Update to December 2012

The GISTEMP temperature data for December 2012 was not available at the time the video was being made, and thus could not be included. The release of this extra month of data brought a couple of surprises: Firstly the additional month was cooler than expected, and secondly GISTEMP switched from using HadISST to ERSST for the sea surface temperature data. These both affected the results. In addition I have switched to using the constrained trend method described here for the trends reported in the text and included the latest volcano and solar data.

The result of the extra data is that there is now a visually observable change in trend pre- and post-1997, however the post-1997 trend is still significant at the 99.99% level and the change in trend does not reach statistical significance. However the visual impact is affected; the final scene would look like this with the new data:

Updated final scene using latest data and calculation

This change in the results highlights the difficulty in drawing conclusions from such short periods - which is why most serious climate scientists avoid doing so.
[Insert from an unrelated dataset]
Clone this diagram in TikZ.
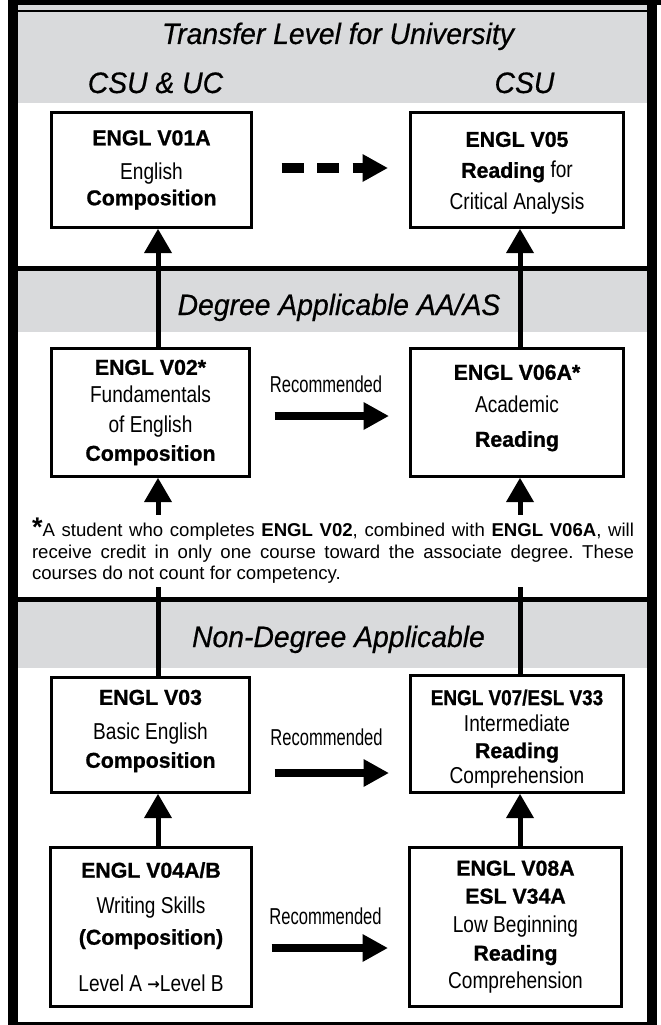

However given the public interest in this issue I will continue to monitor the underlying trends and report if there is a significant change, especially if the change in trend since 1997 becomes statistically significant.

In the short term I hope to annotate the video to direct viewers to this update. I will try to provide a new version of the video using the latest data and methods later in the year, however the task is time consuming and only practical during vacations.

How are the natural influences determined?

The aim of the calculation is to subtract out natural influences from the actual temperatures to obtain an estimate of the human contribution to recent warming. Obviously if we are given a completely free choice of what to subtract out then we can get any answer we want and the exercise is meaningless. So a more rigorous approach is required.

There is a very widely used approach to this problem called ‘multivariate linear regression’, which is used across many fields of science and economics. Linear regression determines how much of each cause (i.e. natural and human influences) is required to best explain the observed effect (i.e. temperature).

Like most statistical methods linear regression can be misused to give misleading results. As more causal factors are added, it becomes easier to get a good fit by chance. Therefore only causal factors which significantly improve the fit to the observations should be used. So if linear regression is used properly we have very limited control over the answer. We can only use causal factors which are strongly supported by the observations, and we don’t get to choose how big the contributions of the various factors are: the linear regression does that for us.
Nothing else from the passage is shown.